> Goal
Write each line of the material exactly as given, from the top through the line that contains "4, 4, 4, 4, 1];", and omit all pictures.

-- BEGIN --

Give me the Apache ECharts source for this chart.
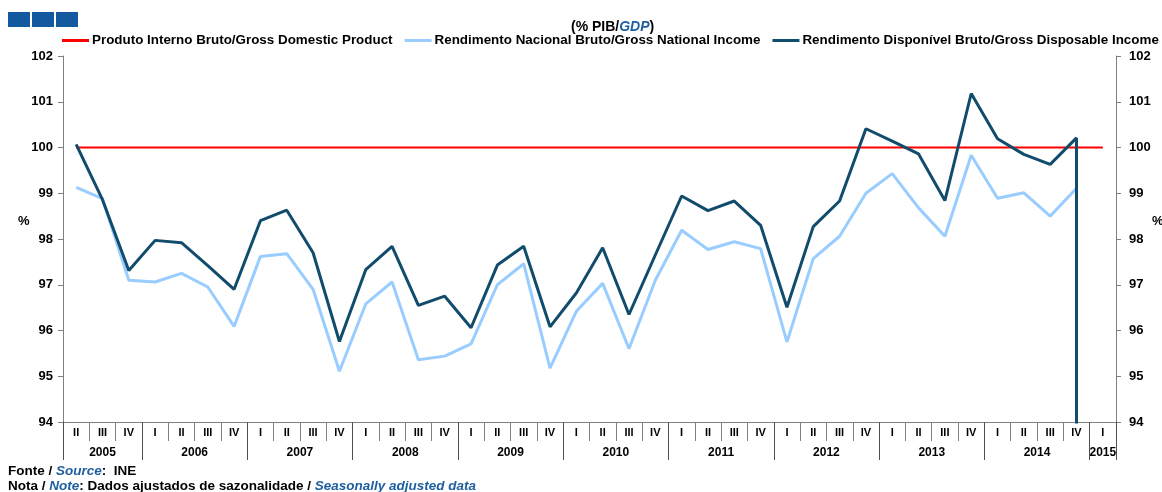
<!DOCTYPE html>
<html lang="pt">
<head>
    <meta charset="utf-8" />
    <title>Rendimento em % do PIB</title>
    <style>
        html, body { margin: 0; padding: 0; background: #fff; }
        #main { width: 1162px; height: 492px; }
    </style>
</head>
<body>
<div id="main"></div>
<script src="https://cdn.jsdelivr.net/npm/echarts@6/dist/echarts.min.js"></script>
<script type="text/javascript">
    // trimestres 2005 II .. 2015 I
    var quarters = ['II', 'III', 'IV',
        'I', 'II', 'III', 'IV', 'I', 'II', 'III', 'IV', 'I', 'II', 'III', 'IV',
        'I', 'II', 'III', 'IV', 'I', 'II', 'III', 'IV', 'I', 'II', 'III', 'IV',
        'I', 'II', 'III', 'IV', 'I', 'II', 'III', 'IV', 'I', 'II', 'III', 'IV',
        'I'];
    var years = ['2005', '2006', '2007', '2008', '2009', '2010', '2011', '2012', '2013', '2014', '2015'];
    var yearSpans = [3, 4, 4, 4, 4, 4, 4, 4, 4, 4, 1];

    // Produto Interno Bruto (base 100)
    var pib = [100, 100, 100, 100, 100, 100, 100, 100, 100, 100,
        100, 100, 100, 100, 100, 100, 100, 100, 100, 100,
        100, 100, 100, 100, 100, 100, 100, 100, 100, 100,
        100, 100, 100, 100, 100, 100, 100, 100, 100, 100];
    // Rendimento Nacional Bruto
    var rnb = [99.13, 98.88, 97.10,
        97.06, 97.25, 96.95, 96.09,
        97.62, 97.68, 96.90, 95.11,
        96.58, 97.06, 95.36, 95.44,
        95.71, 97.00, 97.46, 95.18,
        96.42, 97.03, 95.60, 97.10,
        98.19, 97.77, 97.94, 97.79,
        95.75, 97.57, 98.06, 99.00,
        99.43, 98.68, 98.06, 99.83,
        98.89, 99.01, 98.50, 99.11];
    // Rendimento Disponível Bruto
    var rdb = [100.07, 98.86, 97.31,
        97.97, 97.92, 97.42, 96.90,
        98.40, 98.63, 97.70, 95.76,
        97.33, 97.84, 96.55, 96.75,
        96.06, 97.43, 97.84, 96.08,
        96.82, 97.81, 96.35, 97.65,
        98.94, 98.62, 98.83, 98.30,
        96.51, 98.27, 98.83, 100.41,
        100.14, 99.86, 98.84, 101.18,
        100.19, 99.85, 99.63, 100.21];
    var rdbBreak = 0; // a linha cai para fora do eixo no último trimestre

    var yTicks = ['94', '95', '96', '97', '98', '99', '100', '101', '102'];

    var font = "'Liberation Sans', Arial, sans-serif";

    // limites e centros dos anos no eixo
    var yearBounds = [0];
    var yearCenters = [];
    for (var i = 0; i < yearSpans.length; i++) {
        var start = yearBounds[yearBounds.length - 1];
        yearCenters.push(start + yearSpans[i] / 2);
        yearBounds.push(start + yearSpans[i]);
    }

    var rdbData = [];
    for (var i = 0; i < rdb.length; i++) {
        rdbData.push([i, rdb[i]]);
    }
    rdbData.push([rdb.length - 1, rdbBreak]);

    var myChart = echarts.init(document.getElementById('main'));
    var option = {
        animation: false,
        textStyle: { fontFamily: font },
        title: {
            text: '{a|(% PIB/}{b|GDP}{a|)}',
            left: 566,
            top: 15,
            textStyle: {
                rich: {
                    a: { fontFamily: font, fontWeight: 'bold', fontSize: 14, color: '#000' },
                    b: { fontFamily: font, fontWeight: 'bold', fontStyle: 'italic', fontSize: 14, color: '#1f5fa0' }
                }
            }
        },
        legend: {
            left: 62,
            top: 34,
            width: 1150,
            padding: 0,
            itemWidth: 27,
            itemHeight: 3,
            itemGap: 12,
            icon: 'rect',
            textStyle: { fontFamily: font, fontWeight: 'bold', fontSize: 13.4, color: '#000', padding: [0, 0, 0, -2] },
            data: ['Produto Interno Bruto/Gross Domestic Product',
                'Rendimento Nacional Bruto/Gross National Income',
                'Rendimento Disponível Bruto/Gross Disposable Income']
        },
        grid: { left: 63, right: 46, top: 56, bottom: 70 },
        xAxis: [
            {
                type: 'category',
                data: quarters,
                boundaryGap: true,
                axisLine: { lineStyle: { color: '#808080', width: 1 } },
                axisTick: { show: true, interval: 0, length: 19, lineStyle: { color: '#808080' } },
                axisLabel: { interval: 0, margin: 5, fontFamily: font, fontWeight: 'bold', fontSize: 11, color: '#000' },
                splitLine: { show: false }
            },
            {
                type: 'value',
                position: 'bottom',
                min: 0,
                max: quarters.length,
                axisLine: { show: false },
                axisTick: {
                    show: true,
                    customValues: yearBounds,
                    length: 38,
                    lineStyle: { color: '#505050' }
                },
                axisLabel: {
                    customValues: yearCenters,
                    margin: 25,
                    fontFamily: font,
                    fontWeight: 'bold',
                    fontSize: 12,
                    color: '#000',
                    formatter: function (v) {
                        var idx = yearCenters.indexOf(v);
                        return idx >= 0 ? years[idx] : '';
                    }
                },
                splitLine: { show: false }
            }
        ],
        yAxis: [
            {
                type: 'value',
                min: 94,
                max: 102,
                interval: 1,
                position: 'left',
                axisLine: { show: true, lineStyle: { color: '#808080' } },
                axisTick: { show: true, length: 5, lineStyle: { color: '#808080' } },
                axisLabel: {
                    margin: 10, fontFamily: font, fontWeight: 'bold', fontSize: 13, color: '#000',
                    formatter: function (v) { return yTicks[v - 94]; }
                },
                splitLine: { show: false }
            },
            {
                type: 'value',
                min: 94,
                max: 102,
                interval: 1,
                position: 'right',
                axisLine: { show: true, lineStyle: { color: '#808080' } },
                axisTick: { show: true, length: 5, lineStyle: { color: '#808080' } },
                axisLabel: {
                    margin: 13, fontFamily: font, fontWeight: 'bold', fontSize: 13, color: '#000',
                    formatter: function (v) { return yTicks[v - 94]; }
                },
                splitLine: { show: false }
            }
        ],
        graphic: [
            { type: 'rect', shape: { x: 8, y: 12, width: 22, height: 15 }, style: { fill: '#13599f' } },
            { type: 'rect', shape: { x: 32, y: 12, width: 22, height: 15 }, style: { fill: '#13599f' } },
            { type: 'rect', shape: { x: 56, y: 12, width: 22, height: 15 }, style: { fill: '#13599f' } },
            { type: 'text', left: 18, top: 215, style: { text: '%', font: 'bold 13px ' + font, fill: '#000' } },
            { type: 'text', left: 1152, top: 215, style: { text: '%', font: 'bold 13px ' + font, fill: '#000' } },
            {
                type: 'text', left: 8, top: 464,
                style: {
                    text: '{a|Fonte / }{b|Source}{a|:  INE}',
                    rich: {
                        a: { fontFamily: font, fontWeight: 'bold', fontSize: 13.5, fill: '#000' },
                        b: { fontFamily: font, fontWeight: 'bold', fontStyle: 'italic', fontSize: 13.5, fill: '#1f5fa0' }
                    }
                }
            },
            {
                type: 'text', left: 8, top: 479,
                style: {
                    text: '{a|Nota / }{b|Note}{a|: Dados ajustados de sazonalidade / }{b|Seasonally adjusted data}',
                    rich: {
                        a: { fontFamily: font, fontWeight: 'bold', fontSize: 13.5, fill: '#000' },
                        b: { fontFamily: font, fontWeight: 'bold', fontStyle: 'italic', fontSize: 13.5, fill: '#1f5fa0' }
                    }
                }
            }
        ],
        series: [
            {
                name: 'Produto Interno Bruto/Gross Domestic Product',
                type: 'line',
                data: pib,
                symbol: 'none',
                color: '#ff0000',
                lineStyle: { color: '#ff0000', width: 2 },
                z: 3
            },
            {
                name: 'Rendimento Nacional Bruto/Gross National Income',
                type: 'line',
                data: rnb,
                symbol: 'none',
                color: '#99ccff',
                lineStyle: { color: '#99ccff', width: 3 },
                z: 2
            },
            {
                name: 'Rendimento Disponível Bruto/Gross Disposable Income',
                type: 'line',
                data: rdbData,
                symbol: 'none',
                color: '#124c6c',
                lineStyle: { color: '#124c6c', width: 3 },
                z: 4
            }
        ]
    };
    myChart.setOption(option);
</script>
</body>
</html>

-- END --

> Written solution
Give me the Apache ECharts source for this chart.
<!DOCTYPE html>
<html lang="pt">
<head>
    <meta charset="utf-8" />
    <title>Rendimento em % do PIB</title>
    <style>
        html, body { margin: 0; padding: 0; background: #fff; }
        #main { width: 1162px; height: 492px; }
    </style>
</head>
<body>
<div id="main"></div>
<script src="https://cdn.jsdelivr.net/npm/echarts@6/dist/echarts.min.js"></script>
<script type="text/javascript">
    // trimestres 2005 II .. 2015 I
    var quarters = ['II', 'III', 'IV',
        'I', 'II', 'III', 'IV', 'I', 'II', 'III', 'IV', 'I', 'II', 'III', 'IV',
        'I', 'II', 'III', 'IV', 'I', 'II', 'III', 'IV', 'I', 'II', 'III', 'IV',
        'I', 'II', 'III', 'IV', 'I', 'II', 'III', 'IV', 'I', 'II', 'III', 'IV',
        'I'];
    var years = ['2005', '2006', '2007', '2008', '2009', '2010', '2011', '2012', '2013', '2014', '2015'];
    var yearSpans = [3, 4, 4, 4, 4, 4, 4, 4, 4, 4, 1];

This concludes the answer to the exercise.